Ministers have rebuffed an offer by nursing unions to suspend planned strikes in return for negotiations on pay, arguing that it was not possible for the government to amend awards decided by the independent pay body for NHS staff.
The foreign secretary, James Cleverly, told Sky’s Sophy Ridge on Sunday show that the health secretary would happily talk to the unions, but only about improving NHS performance and working conditions, and not about pay.
“Of course, the health secretary wants to talk to the profession about how we can make the job better, how we can improve the NHS performance for everybody. But ultimately pay is decided by an independent pay body,” he said.

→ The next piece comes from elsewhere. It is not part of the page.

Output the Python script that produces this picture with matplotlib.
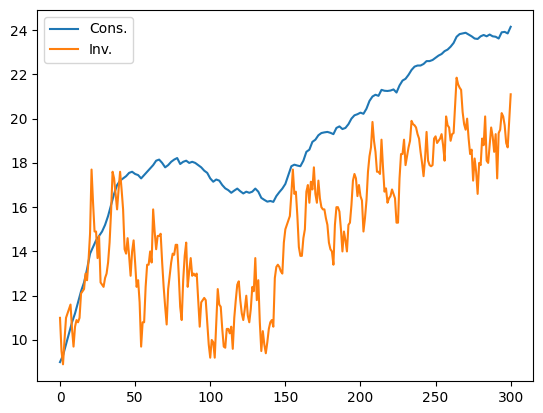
import numpy as np
import matplotlib
matplotlib.use('Agg')
import matplotlib.pyplot as plt

# Cons. - гладкий ряд, шаг 2
x_cons = np.arange(0, 301, 2)
cons = [9.0, 9.3, 9.8, 10.3, 10.8, 11.2, 11.7, 12.2, 12.6, 13.2,
        13.9, 14.2, 14.5, 14.7, 14.9, 15.2, 15.6, 16.1, 16.6, 17.0,
        17.2, 17.3, 17.4, 17.55, 17.6, 17.5, 17.45, 17.3, 17.45, 17.6,
        17.75, 17.9, 18.1, 18.15, 18.0, 17.8, 17.9, 18.05, 18.15, 18.22,
        17.95, 18.05, 18.1, 18.0, 18.05, 18.0, 17.9, 17.8, 17.65, 17.55,
        17.3, 17.15, 17.25, 17.2, 17.0, 16.85, 16.77, 16.65, 16.75, 16.84,
        16.72, 16.62, 16.7, 16.65, 16.7, 16.84, 16.7, 16.42, 16.33, 16.25,
        16.28, 16.24, 16.5, 16.68, 16.84, 17.05, 17.45, 17.85, 17.92, 17.88,
        17.85, 18.1, 18.5, 18.6, 18.95, 19.05, 19.25, 19.35, 19.38, 19.4,
        19.36, 19.3, 19.58, 19.65, 19.53, 19.58, 19.75, 20.0, 20.15, 20.2,
        20.27, 20.22, 20.45, 20.8, 21.0, 21.08, 21.03, 21.3, 21.26, 21.25,
        21.27, 21.32, 21.18, 21.5, 21.72, 21.8, 21.98, 22.2, 22.35, 22.4,
        22.4, 22.47, 22.6, 22.6, 22.65, 22.75, 22.85, 22.92, 23.05, 23.12,
        23.25, 23.42, 23.7, 23.82, 23.85, 23.88, 23.8, 23.72, 23.62, 23.6,
        23.72, 23.78, 23.72, 23.8, 23.72, 23.7, 23.62, 23.9, 23.92, 23.85,
        24.15]

# Inv. - шумный ряд, шаг 1
x_inv = np.arange(0, 301)
inv = [11.0, 9.5, 8.9, 10.0, 11.0, 11.2, 11.4, 11.6, 10.5, 9.7,
       10.6, 10.9, 10.8, 11.0, 12.1, 12.2, 12.3, 13.0, 12.7, 13.6,
       14.8, 17.7, 16.2, 14.9, 14.9, 13.7, 14.7, 12.6, 12.5, 12.4,
       12.8, 13.0, 13.5, 14.4, 15.8, 17.6, 17.3, 16.6, 15.9, 16.8,
       17.6, 16.8, 15.9, 14.1, 13.9, 14.6, 13.8, 12.9, 14.0, 14.5,
       13.5, 12.4, 12.7, 11.7, 9.7, 10.8, 10.8, 12.4, 13.4, 13.4,
       14.0, 13.5, 15.9, 14.9, 14.1, 14.7, 14.7, 14.8, 13.5, 12.4,
       11.5, 10.7, 12.3, 12.9, 13.5, 13.9, 13.85, 14.3, 14.3, 13.0,
       11.5, 10.9, 12.7, 13.8, 14.4, 12.4, 13.1, 13.7, 12.9, 13.0,
       12.9, 13.0, 11.8, 10.6, 11.7, 11.8, 11.9, 11.8, 10.8, 9.8,
       9.2, 10.0, 9.9, 9.2, 10.8, 12.3, 11.6, 11.5, 10.5, 9.7,
       9.65, 10.5, 10.5, 10.3, 10.6, 9.6, 11.0, 11.8, 12.5, 12.65,
       11.8, 11.2, 10.9, 11.4, 12.0, 11.1, 10.8, 11.4, 12.4, 12.2,
       13.7, 11.8, 12.7, 10.8, 9.5, 10.4, 9.8, 9.4, 9.9, 10.5,
       10.8, 10.9, 10.6, 12.8, 13.3, 13.4, 13.3, 13.1, 13.0, 14.4,
       15.0, 15.2, 15.4, 15.6, 16.6, 17.7, 16.6, 16.7, 15.6, 14.2,
       13.8, 13.8, 14.6, 15.0, 16.7, 17.0, 16.2, 17.15, 16.8, 17.8,
       16.6, 16.2, 17.2, 16.4, 16.0, 15.9, 15.9, 15.5, 15.2, 14.4,
       14.1, 14.0, 13.4, 15.2, 16.0, 16.0, 15.8, 15.0, 14.0, 14.9,
       14.5, 14.0, 15.2, 15.3, 16.1, 17.2, 17.5, 17.3, 16.5, 17.0,
       16.5, 16.3, 14.9, 15.5, 16.3, 17.6, 18.3, 18.7, 19.85, 19.0,
       18.5, 17.6, 17.6, 17.5, 19.05, 17.8, 16.7, 16.85, 16.2, 16.4,
       16.5, 16.8, 16.6, 16.4, 15.3, 15.3, 17.3, 18.4, 18.4, 19.05,
       17.9, 18.3, 18.7, 19.0, 19.9, 19.75, 19.7, 19.6, 19.3, 19.1,
       18.5, 18.0, 17.4, 18.2, 19.4, 18.1, 17.9, 17.85, 17.9, 19.1,
       19.2, 18.9, 19.0, 19.1, 19.3, 18.8, 18.1, 20.1, 19.7, 19.6,
       19.0, 19.3, 19.35, 20.6, 21.85, 21.55, 21.4, 21.3, 20.3, 19.75,
       19.5, 20.0, 19.1, 18.4, 18.6, 17.2, 18.2, 17.6, 16.6, 18.0,
       17.9, 19.1, 18.8, 20.1, 18.1, 18.0, 18.8, 19.6, 19.2, 18.5,
       19.3, 17.3, 19.35, 19.5, 20.25, 20.1, 19.7, 18.9, 18.7, 19.9,
       21.1]

fig, ax = plt.subplots(figsize=(5.43, 4.13), dpi=100)
fig.subplots_adjust(left=0.069, right=0.982, bottom=0.077, top=0.976)

ax.plot(x_cons, cons, label="Cons.")
ax.plot(x_inv, inv, label="Inv.")
ax.legend(loc='upper left')

fig.savefig('out.png')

“The point is, meetings are different from pay negotiations. Ultimately, independent bodies are there for a reason, to take the politics out of this kind of stuff. And we respect the judgment they have made, and we’re implementing it.”
Labour’s Wes Streeting, the shadow health secretary, said ministers were being “irresponsible”, and were seeking to blame a crisis in the NHS this winter on striking staff, rather than seeking a solution.
In what had seemed the first sign of a possible solution to the first UK nurses’ strike, beginning over Christmas, the Royal College of Nursing (RCN) and the Unison union said they could potentially accept a varied pay rise across different grades, as recently agreed in Scotland.
In a statement to the Observer, Pat Cullen, the general secretary of the RCN, said she was prepared to “press pause” on industrial action if Barclay agreed to meet to discuss a possible deal.
But while saying Barclay’s “door is open”, Cleverly effectively closed the pathway to pausing the strikes by insisting that the pay recommendation made in July of between 4% and 5% for NHS England staff excluding doctors and dentists could not be amended.
“I think people need to understand that the negotiation on pay is done by an independent pay review body,” Cleverly said, saying the government had accepted the review body’s findings, and so the matter was closed.
Cleverly added: “He [Barclay] wants to talk to health professionals about how we drive performance in the NHS, how we make sure that it’s a job they want to do, all these things. But as I say, independent pay review bodies do what we ask them to do, which is to review pay independently of the government. We accept their recommendations.”
While the pay review bodies for NHS staff and other sectors do come up with figures, these are just recommendations, and ministers do not have to accept them.
Thousands of ambulance workers and other NHS staff across England and Wales are also due to strike on 21 December over pay.
Speaking later to the same programme, Streeting said the government’s stance was “a complete joke”.
Unions had said “very reasonably” that they would suspend strike action if there were talks, Streeting said. “It is completely unreasonable for the government not to want to negotiate, and I think they are spoiling for a fight,” he said.
“They’re quite happy to see paramedics and nurses go on strike because when the proverbial hits the fan this winter, they are going to blame nurses and paramedics for an NHS crisis which is squarely the fault of a Conservative government and 12 years of mismanagement.
“I think that’s dangerous. I think it’s reprehensible. I think it’s irresponsible. And I think patients will rightly blame the government not the unions if the strikes go ahead.”
Asked what pay rise a Labour government would give nurses, Streeting said he was “not going to pluck numbers out of thin air”.